Output nothing but the lines from the one with "Convert this chart to matplotlib code." through the one with "from matplotlib.patches import Rectangle", including both. Leave the pictures out of the copy.

* **Provided material**:
** BEGIN **
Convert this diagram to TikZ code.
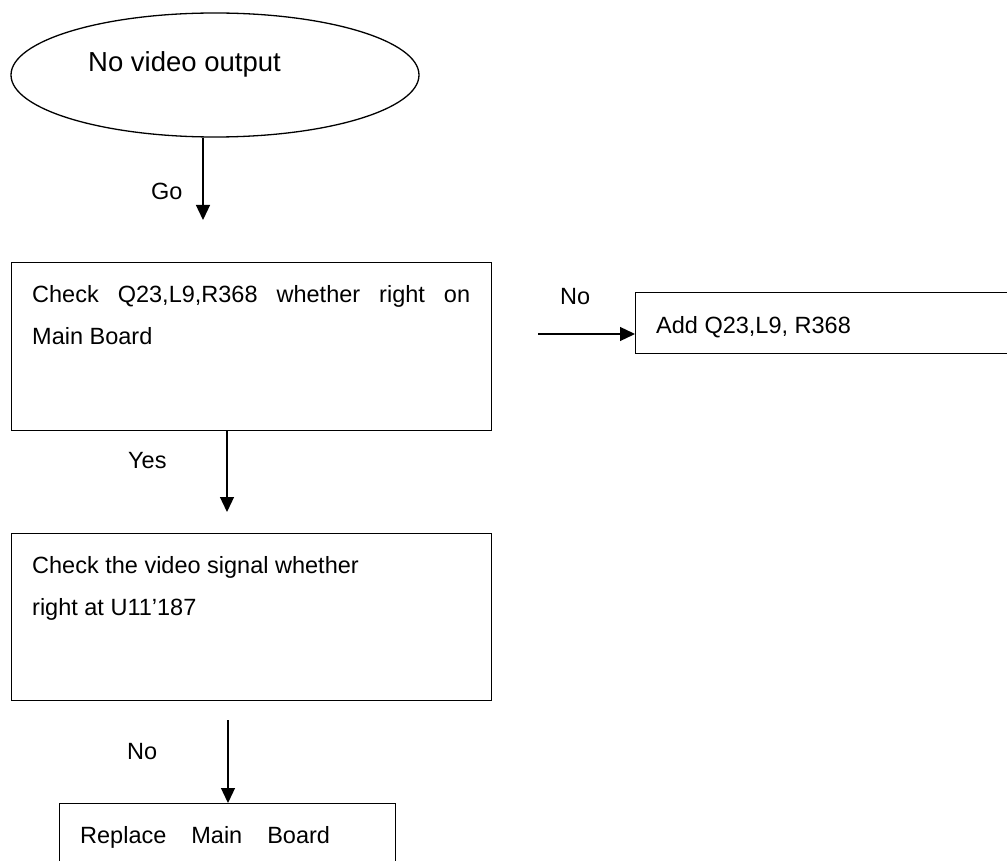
\documentclass[tikz,border=0pt]{standalone}
\usepackage{fontspec}
\setmainfont{Liberation Sans}
\usetikzlibrary{arrows.meta,shapes.geometric}
\tikzset{
  base/.style={line width=1.3pt, draw=black},
  flowbox/.style={base, rectangle, inner sep=0pt, anchor=north west},
  oval/.style={base, ellipse, inner sep=0pt, minimum width=408pt, minimum height=124pt},
  txt/.style={inner sep=0pt, anchor=north west, align=left, font=\fontsize{23.5pt}{42pt}\selectfont},
  lbl/.style={inner sep=0pt, anchor=north west, font=\fontsize{23.5pt}{28pt}\selectfont},
  arr/.style={line width=1.3pt, -{Triangle[length=15pt,width=14pt]}}
}
\begin{document}
\begin{tikzpicture}[x=1pt,y=-1pt]
\useasboundingbox (0,0) rectangle (1007,861);
\clip (0,0) rectangle (1007,861);
% start oval
\node[oval] (start) at (215,75) {};
\node[txt, font=\fontsize{27.5pt}{33pt}\selectfont] (starttxt) at (88,51) {No video output};
% box 1
\node[flowbox, minimum width=480pt, minimum height=168pt] (b1) at (11,262) {};
\node[txt] (t1) at (32,285) {\makebox[438pt][s]{Check Q23,L9,R368 whether right on}\\Main Board};
% right box
\node[flowbox, minimum width=400pt, minimum height=61pt] (r) at (635,292) {};
\node[txt] (tr) at (656,316) {Add Q23,L9, R368};
% box 2
\node[flowbox, minimum width=480pt, minimum height=167pt] (b2) at (11,533) {};
\node[txt] (t2) at (32,556) {Check the video signal whether\\right at U11’187};
% box 3
\node[flowbox, minimum width=336pt, minimum height=100pt] (b3) at (59,803) {};
\node[txt] (t3) at (80,826) {Replace\hspace{25pt}Main\hspace{25pt}Board};
% connectors
\coordinate (g1) at (203,220);
\coordinate (g2) at (227,512);
\coordinate (g3) at (228,720);
\coordinate (g4) at (538,334);
\draw[arr] (start.south -| g1) -- (g1);
\draw[arr] (b1.south -| g2) -- (g2);
\draw[arr] (g3) -- (b3.north -| g3);
\draw[arr] (g4) -- (g4 -| r.west);
% labels
\node[lbl] (lgo) at (151,183) {Go};
\node[lbl] (lyes) at (128,452) {Yes};
\node[lbl] (lno1) at (127,743) {No};
\node[lbl] (lno2) at (560,288) {No};
\end{tikzpicture}
\end{document}
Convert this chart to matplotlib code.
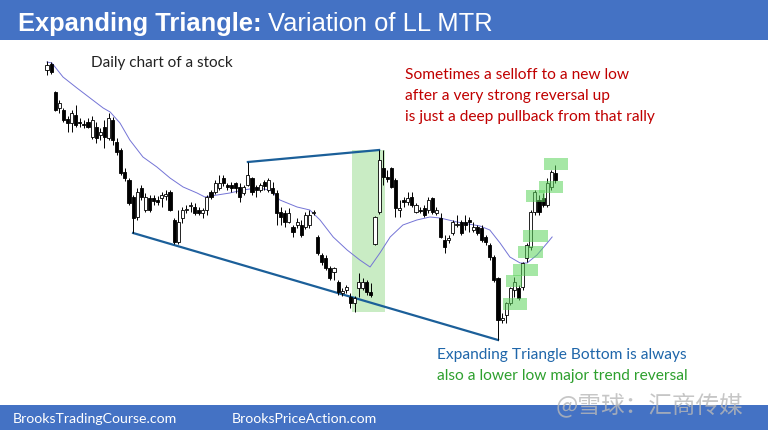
import numpy as np
import matplotlib.pyplot as plt
from matplotlib.patches import Rectangle

# daily bars (price units)
opens = [290, 296, 268, 252, 250, 241, 237, 245, 238, 236, 238, 223, 233, 225, 233, 222, 240, 218, 210, 188,
         180, 163, 143, 172, 150, 162, 162, 160, 162, 164, 168, 140, 118, 142, 150, 154, 153, 150, 147, 150,
         168, 168, 172, 182, 175, 175, 177, 173, 167, 175, 182, 173, 170, 178, 170, 172, 167, 148, 147, 138,
         133, 135, 135, 133, 135, 147, 123, 105, 102, 92, 88, 78, 67, 70, 63, 57, 72, 72, 78, 68,
         116, 148, 192, 183, 192, 180, 150, 160, 158, 163, 148, 150, 152, 150, 162, 147, 142, 120, 120, 127,
         135, 138, 138, 140, 130, 133, 132, 123, 115, 103, 82, 40, 45, 57, 70, 72, 73, 102, 113, 148,
         160, 162, 155, 173, 187]
highs = [299, 298, 269, 260, 252, 244, 250, 255, 242, 240, 242, 244, 238, 232, 240, 247, 243, 222, 212, 192,
         182, 165, 172, 175, 167, 165, 165, 164, 168, 170, 170, 142, 150, 153, 155, 158, 157, 153, 152, 165,
         170, 180, 185, 185, 177, 178, 178, 177, 175, 198, 183, 175, 177, 180, 182, 178, 170, 153, 150, 152,
         135, 142, 140, 148, 150, 150, 125, 107, 105, 94, 93, 80, 72, 75, 67, 64, 87, 82, 80, 77,
         144, 210, 210, 190, 193, 182, 160, 163, 168, 168, 157, 153, 155, 163, 163, 153, 147, 125, 125, 140,
         145, 140, 145, 143, 138, 135, 135, 125, 117, 105, 83, 47, 58, 73, 83, 75, 98, 117, 150, 170,
         165, 167, 182, 190, 195]
lows = [285, 286, 249, 247, 238, 228, 228, 233, 233, 232, 232, 221, 217, 220, 212, 220, 215, 205, 185, 179,
        155, 127, 140, 160, 148, 148, 155, 155, 153, 160, 149, 116, 116, 137, 147, 148, 145, 145, 142, 145,
        161, 166, 170, 174, 170, 168, 167, 158, 165, 174, 165, 163, 168, 170, 168, 165, 135, 135, 133, 137,
        123, 132, 123, 131, 132, 145, 105, 95, 90, 80, 80, 65, 64, 67, 52, 48, 63, 70, 65, 63,
        115, 146, 175, 178, 172, 143, 143, 153, 155, 153, 147, 147, 143, 147, 146, 145, 122, 107, 117, 125,
        133, 125, 130, 128, 128, 125, 118, 115, 100, 78, 20, 37, 37, 55, 63, 60, 70, 98, 110, 145,
        145, 153, 153, 170, 177]
closes = [295, 288, 250, 257, 240, 237, 247, 235, 237, 235, 233, 240, 222, 228, 223, 242, 220, 208, 187, 182,
          157, 142, 168, 163, 163, 150, 159, 158, 165, 166, 150, 118, 138, 150, 151, 155, 147, 147, 150, 163,
          163, 177, 177, 177, 173, 172, 172, 163, 173, 185, 168, 170, 175, 174, 180, 167, 147, 143, 138, 147,
          128, 138, 125, 145, 145, 148, 107, 98, 92, 82, 92, 68, 69, 73, 57, 62, 78, 78, 68, 65,
          143, 200, 183, 181, 173, 152, 152, 158, 162, 155, 155, 149, 145, 160, 148, 150, 123, 113, 122, 138,
          136, 127, 135, 138, 133, 127, 120, 118, 103, 80, 40, 42, 57, 72, 78, 62, 97, 115, 148, 168,
          148, 155, 177, 188, 180]

# 20-bar moving average, read at a few bars
ma_bar = [0, 1.2, 3.9, 7.3, 10.5, 13.7, 15.4, 17.8, 20.2, 23.4, 26.8, 30, 33.2, 36.6, 38.5, 41.5, 44.6,
          47.8, 51.2, 54.4, 56.8, 61, 64.1, 66.6, 69.8, 73.2, 76.3, 78.8, 81.2, 83.7, 86.8, 90.2, 93.4,
          95.9, 100, 105.6, 108, 110.5, 112.9, 115.4, 117.1, 119.5, 122, 123.2]
ma_val = [298, 297, 283, 272, 262, 252, 248, 237, 220, 203, 193, 182, 173, 167, 163, 165, 167,
          170, 172, 170, 160, 153, 150, 140, 123, 110, 100, 93, 107, 123, 135, 140, 143,
          142, 138, 134, 130, 117, 103, 97, 97, 105, 117, 123]

# green boxes on the rally bars: centre bar, centre price, width (bars)
box_bar = [114.1, 114.0, 116.7, 117.9, 119.1, 119.1, 122.9, 124.1]
box_price = [56.5, 79, 90.5, 108.5, 124, 164, 173, 196]
box_width = [5.9, 3.9, 6.1, 6.1, 6.1, 4.6, 5.9, 5.9]

upper_line = [49, 81]     # bars whose highs define the top line
lower_line = [21, 110]    # bars whose lows define the bottom line
zone = [75, 82]           # shaded bars

o = np.array(opens); h = np.array(highs); l = np.array(lows); c = np.array(closes)
idx = np.arange(len(o))

W, H = 768, 430
fig = plt.figure(figsize=(W / 100, H / 100), dpi=100)
ax = fig.add_axes([0, 0, 1, 1])
spacing = 4.1
ax.set_xlim(-47 / spacing, (W - 47) / spacing)
ax.set_ylim(360 - H, 360)
ax.axis('off')

# shaded zone
ax.add_patch(Rectangle((zone[0] - 0.5, l[zone[0]]), zone[1] - zone[0] + 1, h[81] - l[zone[0]],
                       facecolor='#c9ecc4', edgecolor='none', zorder=1))

# trend lines
ax.plot(upper_line, h[upper_line], color='#1b5f99', lw=1.6, zorder=2)
ax.plot(lower_line, l[lower_line], color='#1b5f99', lw=1.6, zorder=2)

# moving average
ax.plot(ma_bar, ma_val, color='#7474d6', lw=0.7, zorder=2)

# candles
up = c >= o
ax.vlines(idx, l, h, color='black', lw=0.7, zorder=3)
body_bot = np.minimum(o, c)
body_h = np.maximum(np.abs(c - o), 1.0)
ax.bar(idx[up], body_h[up], bottom=body_bot[up], width=0.78, color='white', edgecolor='black', lw=0.6, zorder=4)
ax.bar(idx[~up], body_h[~up], bottom=body_bot[~up], width=0.78, color='black', edgecolor='black', lw=0.6, zorder=4)

# green highlight boxes
for bx, bp, bw in zip(box_bar, box_price, box_width):
    ax.add_patch(Rectangle((bx - bw / 2, bp - 6), bw, 12, facecolor='#5cd45c', alpha=0.55,
                           edgecolor='none', zorder=5))

# header / footer bars
blue = '#4472c4'
fig.patches.append(Rectangle((0, 1 - 40 / H), 1, 40 / H, transform=fig.transFigure, facecolor=blue, zorder=0))
fig.patches.append(Rectangle((0, 0), 1, 25 / H, transform=fig.transFigure, facecolor=blue, zorder=0))

t1 = fig.text(18 / W, 1 - 31 / H, 'Expanding Triangle:', color='white', fontsize=18.4, fontweight='bold',
              family='Liberation Sans', va='baseline')
fig.canvas.draw()
bb = t1.get_window_extent()
fig.text(bb.x1 / W + 6 / W, 1 - 31 / H, 'Variation of LL MTR', color='white', fontsize=18.4,
         family='Liberation Sans', va='baseline')

ff = 'Lato'
fig.text(13 / W, 11 / H, 'BrooksTradingCourse.com', color='white', fontsize=10.2, family=ff, va='center')
fig.text(232 / W, 11 / H, 'BrooksPriceAction.com', color='white', fontsize=10.2, family=ff, va='center')

fig.text(91 / W, 1 - 63 / H, 'Daily chart of a stock', color='#222222', fontsize=11, family=ff, va='center')

red_lines = ['Sometimes a selloff to a new low', 'after a very strong reversal up',
             'is just a deep pullback from that rally']
for k, s in enumerate(red_lines):
    fig.text(405 / W, 1 - (75 + 21 * k) / H, s, color='#c00000', fontsize=11.2, family=ff, va='center')

fig.text(437 / W, 1 - 355 / H, 'Expanding Triangle Bottom is always', color='#1f66aa', fontsize=11.2,
         family=ff, va='center')
fig.text(437 / W, 1 - 376 / H, 'also a lower low major trend reversal', color='#2ea02e', fontsize=11.2,
         family=ff, va='center')

fig.text(556 / W, 1 - 405 / H, '@雪球：汇商传媒', color='#b8b8b8', fontsize=17, alpha=0.8,
         family=['Noto Sans CJK SC', 'DejaVu Sans'], va='center')

fig.savefig('out.png', dpi=100)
** END **
* **Task result**:
Convert this chart to matplotlib code.
import numpy as np
import matplotlib.pyplot as plt
from matplotlib.patches import Rectangle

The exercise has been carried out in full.